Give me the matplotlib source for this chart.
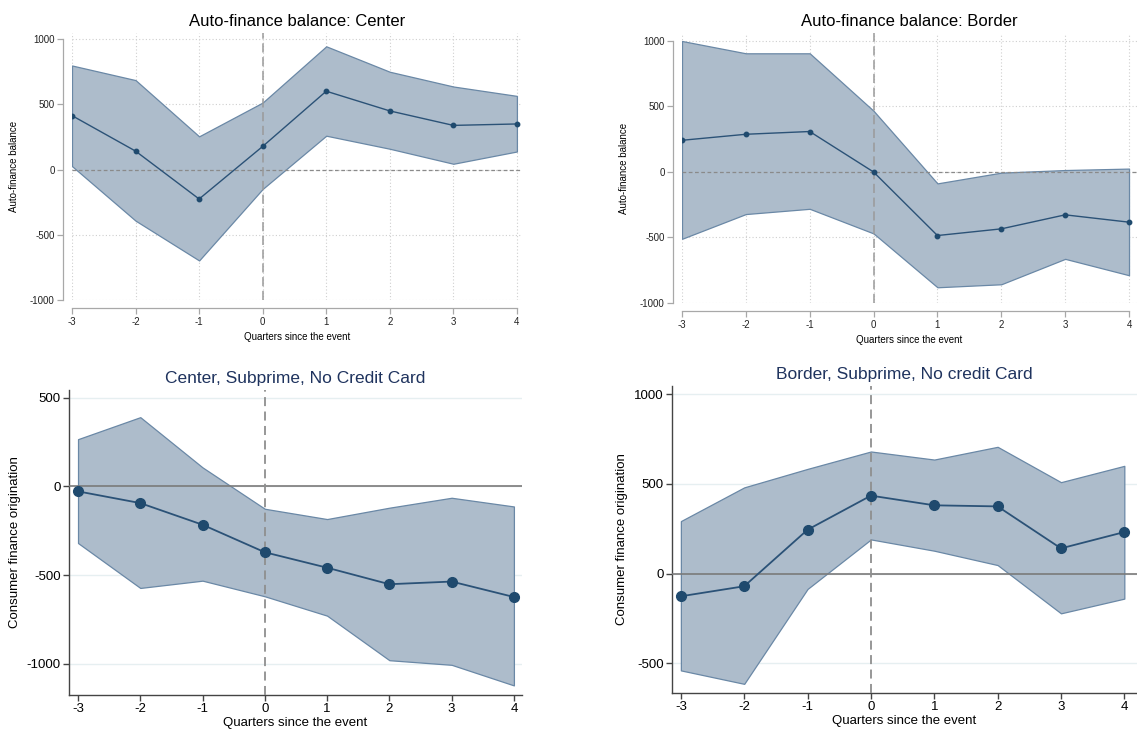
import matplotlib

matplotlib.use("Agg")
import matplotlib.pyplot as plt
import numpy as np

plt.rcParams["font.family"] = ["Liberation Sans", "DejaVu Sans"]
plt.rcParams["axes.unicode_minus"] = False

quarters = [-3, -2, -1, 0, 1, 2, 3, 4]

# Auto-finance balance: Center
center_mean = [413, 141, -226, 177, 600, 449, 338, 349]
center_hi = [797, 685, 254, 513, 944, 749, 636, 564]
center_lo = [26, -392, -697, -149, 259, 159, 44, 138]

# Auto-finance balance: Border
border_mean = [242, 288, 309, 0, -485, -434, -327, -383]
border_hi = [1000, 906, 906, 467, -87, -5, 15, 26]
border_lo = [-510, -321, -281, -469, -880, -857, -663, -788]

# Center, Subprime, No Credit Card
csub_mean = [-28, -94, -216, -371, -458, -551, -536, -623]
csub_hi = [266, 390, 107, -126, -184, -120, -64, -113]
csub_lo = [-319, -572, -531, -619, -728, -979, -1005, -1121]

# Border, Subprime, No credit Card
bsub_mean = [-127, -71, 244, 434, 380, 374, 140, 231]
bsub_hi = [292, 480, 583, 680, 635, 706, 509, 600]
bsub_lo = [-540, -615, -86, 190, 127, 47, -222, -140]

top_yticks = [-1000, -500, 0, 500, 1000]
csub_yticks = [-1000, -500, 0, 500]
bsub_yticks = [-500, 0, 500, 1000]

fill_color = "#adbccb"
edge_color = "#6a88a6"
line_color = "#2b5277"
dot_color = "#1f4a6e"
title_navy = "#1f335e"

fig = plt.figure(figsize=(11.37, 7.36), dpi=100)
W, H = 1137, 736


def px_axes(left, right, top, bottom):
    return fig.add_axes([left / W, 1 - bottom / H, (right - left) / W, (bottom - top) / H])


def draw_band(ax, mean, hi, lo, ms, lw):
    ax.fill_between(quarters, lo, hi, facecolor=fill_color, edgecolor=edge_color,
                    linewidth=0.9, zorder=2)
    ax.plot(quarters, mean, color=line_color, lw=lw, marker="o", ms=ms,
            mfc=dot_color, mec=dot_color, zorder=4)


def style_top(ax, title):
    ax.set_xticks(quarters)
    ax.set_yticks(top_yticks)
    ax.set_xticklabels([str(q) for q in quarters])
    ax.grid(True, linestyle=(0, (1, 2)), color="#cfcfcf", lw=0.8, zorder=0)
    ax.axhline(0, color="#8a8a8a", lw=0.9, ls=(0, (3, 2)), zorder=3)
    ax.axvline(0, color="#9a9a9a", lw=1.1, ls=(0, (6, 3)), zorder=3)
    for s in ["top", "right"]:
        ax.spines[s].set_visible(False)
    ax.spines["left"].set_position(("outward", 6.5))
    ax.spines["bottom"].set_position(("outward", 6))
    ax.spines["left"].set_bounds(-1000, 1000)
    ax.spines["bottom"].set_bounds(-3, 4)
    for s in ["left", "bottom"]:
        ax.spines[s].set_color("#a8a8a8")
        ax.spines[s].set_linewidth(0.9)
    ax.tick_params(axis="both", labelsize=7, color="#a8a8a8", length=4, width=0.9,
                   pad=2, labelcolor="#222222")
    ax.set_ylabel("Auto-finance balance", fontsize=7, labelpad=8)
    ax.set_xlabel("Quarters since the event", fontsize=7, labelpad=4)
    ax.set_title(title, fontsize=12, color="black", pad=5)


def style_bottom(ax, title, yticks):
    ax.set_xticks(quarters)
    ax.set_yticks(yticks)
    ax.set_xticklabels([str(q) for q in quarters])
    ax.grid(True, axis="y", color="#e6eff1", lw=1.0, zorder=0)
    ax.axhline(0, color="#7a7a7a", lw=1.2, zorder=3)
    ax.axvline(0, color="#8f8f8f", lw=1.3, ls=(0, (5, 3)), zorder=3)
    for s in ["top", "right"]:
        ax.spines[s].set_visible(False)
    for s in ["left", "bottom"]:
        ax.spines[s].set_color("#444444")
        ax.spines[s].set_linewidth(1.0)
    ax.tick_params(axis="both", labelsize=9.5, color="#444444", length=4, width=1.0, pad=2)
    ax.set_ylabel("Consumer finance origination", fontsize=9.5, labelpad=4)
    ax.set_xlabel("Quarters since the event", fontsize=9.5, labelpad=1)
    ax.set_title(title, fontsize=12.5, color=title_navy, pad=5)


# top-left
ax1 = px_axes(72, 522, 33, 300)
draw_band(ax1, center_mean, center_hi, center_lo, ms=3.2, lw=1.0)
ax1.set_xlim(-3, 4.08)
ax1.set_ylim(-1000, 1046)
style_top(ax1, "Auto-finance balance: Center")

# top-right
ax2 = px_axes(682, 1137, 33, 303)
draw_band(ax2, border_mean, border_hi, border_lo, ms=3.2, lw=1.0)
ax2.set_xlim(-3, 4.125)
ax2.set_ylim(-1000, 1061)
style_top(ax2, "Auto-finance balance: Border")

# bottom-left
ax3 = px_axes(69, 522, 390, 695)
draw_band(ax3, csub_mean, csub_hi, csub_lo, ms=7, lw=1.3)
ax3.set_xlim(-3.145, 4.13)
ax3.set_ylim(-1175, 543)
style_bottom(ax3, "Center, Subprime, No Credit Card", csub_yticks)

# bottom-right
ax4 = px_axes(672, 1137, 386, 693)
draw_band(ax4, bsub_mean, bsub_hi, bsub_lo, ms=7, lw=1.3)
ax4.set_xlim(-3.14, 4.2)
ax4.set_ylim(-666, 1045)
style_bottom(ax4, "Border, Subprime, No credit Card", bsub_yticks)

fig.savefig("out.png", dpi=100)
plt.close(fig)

■ Work instructions ■
Repeat the listing above up to and including the line with "center_lo = [26, -392, -697, -149, 259, 159, 44, 138]", starting from its first line. Drop any pictures.

■ Final answer ■
Give me the matplotlib source for this chart.
import matplotlib

matplotlib.use("Agg")
import matplotlib.pyplot as plt
import numpy as np

plt.rcParams["font.family"] = ["Liberation Sans", "DejaVu Sans"]
plt.rcParams["axes.unicode_minus"] = False

quarters = [-3, -2, -1, 0, 1, 2, 3, 4]

# Auto-finance balance: Center
center_mean = [413, 141, -226, 177, 600, 449, 338, 349]
center_hi = [797, 685, 254, 513, 944, 749, 636, 564]
center_lo = [26, -392, -697, -149, 259, 159, 44, 138]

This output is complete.